> Dataset extract:

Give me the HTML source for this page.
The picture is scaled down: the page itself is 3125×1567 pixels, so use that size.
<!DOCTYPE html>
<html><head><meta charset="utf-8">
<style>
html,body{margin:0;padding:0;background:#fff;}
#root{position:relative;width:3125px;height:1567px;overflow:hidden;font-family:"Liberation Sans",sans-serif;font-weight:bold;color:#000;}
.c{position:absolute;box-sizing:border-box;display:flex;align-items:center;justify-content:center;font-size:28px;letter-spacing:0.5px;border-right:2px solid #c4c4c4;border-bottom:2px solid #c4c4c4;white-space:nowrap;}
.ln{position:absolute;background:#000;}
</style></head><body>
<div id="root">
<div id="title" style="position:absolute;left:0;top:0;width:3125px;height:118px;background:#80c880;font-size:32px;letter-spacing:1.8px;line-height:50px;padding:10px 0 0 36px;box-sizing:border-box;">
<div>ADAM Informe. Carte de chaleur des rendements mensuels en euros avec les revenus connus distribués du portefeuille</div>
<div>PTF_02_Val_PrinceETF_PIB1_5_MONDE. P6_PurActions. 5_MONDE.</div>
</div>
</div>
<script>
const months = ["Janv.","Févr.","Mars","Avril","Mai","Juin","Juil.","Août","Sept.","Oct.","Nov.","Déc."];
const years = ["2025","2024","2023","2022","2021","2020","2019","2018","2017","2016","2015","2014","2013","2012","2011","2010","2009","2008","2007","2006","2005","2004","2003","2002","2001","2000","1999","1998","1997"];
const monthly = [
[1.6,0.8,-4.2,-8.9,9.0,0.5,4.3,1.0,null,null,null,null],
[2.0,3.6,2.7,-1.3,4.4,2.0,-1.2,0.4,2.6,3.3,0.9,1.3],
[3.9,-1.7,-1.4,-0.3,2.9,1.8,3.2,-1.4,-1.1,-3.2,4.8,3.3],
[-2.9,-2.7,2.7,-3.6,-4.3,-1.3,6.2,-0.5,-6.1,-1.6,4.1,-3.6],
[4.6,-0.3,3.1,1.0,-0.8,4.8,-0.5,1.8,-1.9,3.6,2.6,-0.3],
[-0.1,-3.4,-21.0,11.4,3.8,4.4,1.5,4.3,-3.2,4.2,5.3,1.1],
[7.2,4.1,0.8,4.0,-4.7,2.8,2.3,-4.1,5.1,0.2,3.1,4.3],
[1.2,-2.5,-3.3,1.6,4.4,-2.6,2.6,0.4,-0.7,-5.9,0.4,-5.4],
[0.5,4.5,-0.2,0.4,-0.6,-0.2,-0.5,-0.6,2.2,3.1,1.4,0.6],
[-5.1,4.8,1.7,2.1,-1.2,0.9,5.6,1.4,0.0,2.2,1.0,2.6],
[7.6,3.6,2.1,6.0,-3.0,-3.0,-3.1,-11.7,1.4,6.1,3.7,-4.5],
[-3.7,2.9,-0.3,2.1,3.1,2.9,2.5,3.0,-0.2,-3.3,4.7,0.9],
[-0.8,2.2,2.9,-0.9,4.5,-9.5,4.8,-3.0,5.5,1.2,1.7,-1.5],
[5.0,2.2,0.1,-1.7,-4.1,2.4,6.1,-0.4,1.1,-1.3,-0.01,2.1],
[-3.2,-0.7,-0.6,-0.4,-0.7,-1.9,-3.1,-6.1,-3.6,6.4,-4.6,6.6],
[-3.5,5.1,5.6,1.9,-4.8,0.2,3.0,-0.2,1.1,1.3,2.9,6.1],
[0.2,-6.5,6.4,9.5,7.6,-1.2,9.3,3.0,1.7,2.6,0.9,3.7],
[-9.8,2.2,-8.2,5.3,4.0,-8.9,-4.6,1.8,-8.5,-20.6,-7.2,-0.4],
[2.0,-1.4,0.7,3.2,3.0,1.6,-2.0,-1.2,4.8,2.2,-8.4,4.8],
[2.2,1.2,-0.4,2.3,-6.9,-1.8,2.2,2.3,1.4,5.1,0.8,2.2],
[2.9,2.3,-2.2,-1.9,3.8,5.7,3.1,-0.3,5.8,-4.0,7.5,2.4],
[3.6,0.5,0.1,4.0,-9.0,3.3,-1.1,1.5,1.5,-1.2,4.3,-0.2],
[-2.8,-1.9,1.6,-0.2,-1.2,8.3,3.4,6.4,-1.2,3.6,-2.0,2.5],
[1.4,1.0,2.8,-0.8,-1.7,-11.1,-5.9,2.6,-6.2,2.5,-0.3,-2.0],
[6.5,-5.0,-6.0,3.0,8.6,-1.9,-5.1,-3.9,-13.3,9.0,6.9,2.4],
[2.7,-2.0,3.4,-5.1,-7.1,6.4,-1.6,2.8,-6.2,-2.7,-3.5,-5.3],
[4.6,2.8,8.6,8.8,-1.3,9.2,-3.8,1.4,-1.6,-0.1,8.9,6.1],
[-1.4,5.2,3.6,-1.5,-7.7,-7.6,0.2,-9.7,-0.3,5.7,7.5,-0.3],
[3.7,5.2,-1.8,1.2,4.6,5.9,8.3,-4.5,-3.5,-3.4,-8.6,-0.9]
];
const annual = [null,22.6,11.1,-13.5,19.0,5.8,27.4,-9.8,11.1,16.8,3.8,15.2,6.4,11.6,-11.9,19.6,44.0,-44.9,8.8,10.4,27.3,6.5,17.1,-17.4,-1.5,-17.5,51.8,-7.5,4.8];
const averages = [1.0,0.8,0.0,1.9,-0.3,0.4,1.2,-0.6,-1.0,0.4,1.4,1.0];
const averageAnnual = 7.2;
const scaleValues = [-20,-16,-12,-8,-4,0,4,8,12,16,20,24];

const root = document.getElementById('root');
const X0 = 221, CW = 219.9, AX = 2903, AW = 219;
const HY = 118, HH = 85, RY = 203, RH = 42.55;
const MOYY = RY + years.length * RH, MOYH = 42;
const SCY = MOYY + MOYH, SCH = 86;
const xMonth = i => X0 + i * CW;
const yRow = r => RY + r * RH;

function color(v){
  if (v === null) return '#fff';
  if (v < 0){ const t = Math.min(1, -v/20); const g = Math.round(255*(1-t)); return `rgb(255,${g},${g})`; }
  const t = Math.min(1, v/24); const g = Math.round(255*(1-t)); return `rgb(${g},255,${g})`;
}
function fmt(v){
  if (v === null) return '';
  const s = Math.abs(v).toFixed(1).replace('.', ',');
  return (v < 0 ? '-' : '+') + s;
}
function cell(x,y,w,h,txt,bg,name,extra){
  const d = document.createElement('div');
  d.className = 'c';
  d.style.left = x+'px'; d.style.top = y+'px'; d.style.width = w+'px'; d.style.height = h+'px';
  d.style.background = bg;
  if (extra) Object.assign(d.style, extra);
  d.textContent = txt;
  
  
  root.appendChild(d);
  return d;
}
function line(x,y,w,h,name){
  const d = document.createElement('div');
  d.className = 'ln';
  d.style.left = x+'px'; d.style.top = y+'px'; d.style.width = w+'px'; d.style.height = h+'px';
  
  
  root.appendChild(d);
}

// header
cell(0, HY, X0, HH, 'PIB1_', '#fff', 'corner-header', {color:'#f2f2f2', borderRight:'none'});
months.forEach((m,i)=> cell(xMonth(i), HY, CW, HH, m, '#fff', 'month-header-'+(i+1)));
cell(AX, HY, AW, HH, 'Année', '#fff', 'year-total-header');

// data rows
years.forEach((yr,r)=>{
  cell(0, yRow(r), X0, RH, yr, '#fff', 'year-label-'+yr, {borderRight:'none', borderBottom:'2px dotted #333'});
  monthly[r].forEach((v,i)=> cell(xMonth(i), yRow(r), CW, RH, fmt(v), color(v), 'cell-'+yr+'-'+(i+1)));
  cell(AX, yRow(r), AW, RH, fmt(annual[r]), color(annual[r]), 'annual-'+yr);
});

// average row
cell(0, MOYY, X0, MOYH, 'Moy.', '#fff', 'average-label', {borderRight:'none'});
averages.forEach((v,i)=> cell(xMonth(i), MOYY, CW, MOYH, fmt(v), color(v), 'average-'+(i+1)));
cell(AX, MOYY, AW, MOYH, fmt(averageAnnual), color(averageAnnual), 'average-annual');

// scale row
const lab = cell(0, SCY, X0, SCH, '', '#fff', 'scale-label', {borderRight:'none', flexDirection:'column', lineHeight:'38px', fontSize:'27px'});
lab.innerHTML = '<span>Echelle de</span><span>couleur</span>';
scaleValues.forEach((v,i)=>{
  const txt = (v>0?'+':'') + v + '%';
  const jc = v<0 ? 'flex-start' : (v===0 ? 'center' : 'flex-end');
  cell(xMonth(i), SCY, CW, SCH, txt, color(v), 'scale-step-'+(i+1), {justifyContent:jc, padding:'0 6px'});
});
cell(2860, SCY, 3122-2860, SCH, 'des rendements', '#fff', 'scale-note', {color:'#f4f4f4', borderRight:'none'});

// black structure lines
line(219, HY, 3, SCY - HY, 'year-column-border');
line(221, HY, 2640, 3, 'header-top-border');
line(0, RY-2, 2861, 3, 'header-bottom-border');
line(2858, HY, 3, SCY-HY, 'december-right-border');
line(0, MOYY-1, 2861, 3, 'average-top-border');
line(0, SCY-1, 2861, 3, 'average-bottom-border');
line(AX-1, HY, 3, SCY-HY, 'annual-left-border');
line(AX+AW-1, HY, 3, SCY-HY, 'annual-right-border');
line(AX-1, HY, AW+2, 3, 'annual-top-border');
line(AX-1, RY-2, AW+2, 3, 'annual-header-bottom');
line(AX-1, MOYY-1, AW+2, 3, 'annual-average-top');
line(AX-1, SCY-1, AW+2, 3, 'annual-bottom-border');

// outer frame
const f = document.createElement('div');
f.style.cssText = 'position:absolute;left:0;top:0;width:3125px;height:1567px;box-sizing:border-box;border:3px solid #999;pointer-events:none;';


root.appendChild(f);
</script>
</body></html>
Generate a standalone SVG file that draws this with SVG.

> Written task: Only the number should be given: how many lines of the data contain the word "this"?

> Task result: 2